You can farm health from respawning enemies, and yeah, getting on the ground sometimes makes you invincible. For bosses, just get on them and keep attacking, don’t worry about timing your hits or anything. Just go nuts…
/ArtFAQs
You know the game will leave you very disturbed and confused and i regret looking it up. alot of child hood trauma here i don’t want to talk about it.
I kind of wish game’s these days were like this one but more polished.
Hell YES I’ve beaten this game. the last level is out of control but well worth the suffering. fun game!
There’s so much anti-spirituality/parody religious imagery in the final level – that could easily be a whole other article! I’m glad you know what I’m talking about hahaha…

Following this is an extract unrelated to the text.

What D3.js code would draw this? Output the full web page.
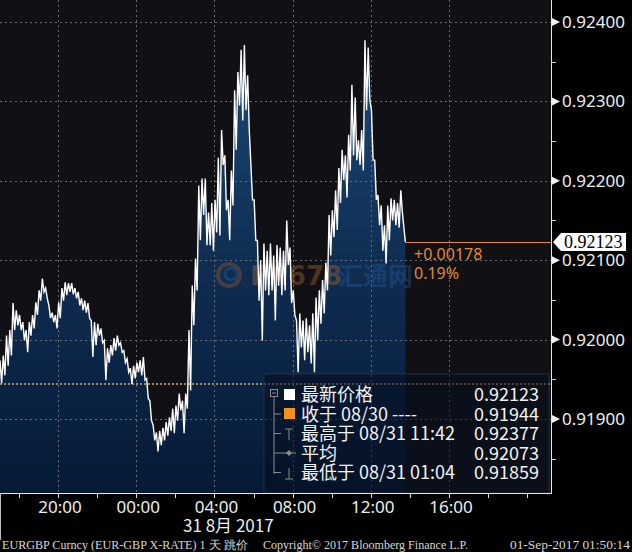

This is wonderful. I would have loved this game had I known about it when it was originally released. I’m surprised it was never on my radar. I’m really looking forward to giving it a try.
; )
Wow, that was really great, being able to pull a profound game design lesson out of a pretty freaky, mediocre NES game. It’s good to be reminded of the importance of simplicity in games, and the attention and respect necessary for what the medium is—and isn’t. A game is by definition a challenge. If you’re not being challenged and you’re not interacting at the expected frequency, then it’s not a game. This really makes me wanna check out Dark Souls now too, especially after the disappointing rhythm of Skyrim.
Demon’s Souls and Dark Souls are really super and special.
I first heard of this game from the video review by JonTron. After reading this I have to assume this game is interesting, but I’d rather look from a far than actually experience it. Though games nowadays could use a bit more personality…other than grimdark and broody.
I think it’s worth a few moments of your time to actually try and play it. It’s almost a shame that people could read this article (or any other article) before finding the game, not knowing what it is, and playing it for themselves. I’m probably doing a disservice to it ;^|
Definitely a big difference from Super Mario World.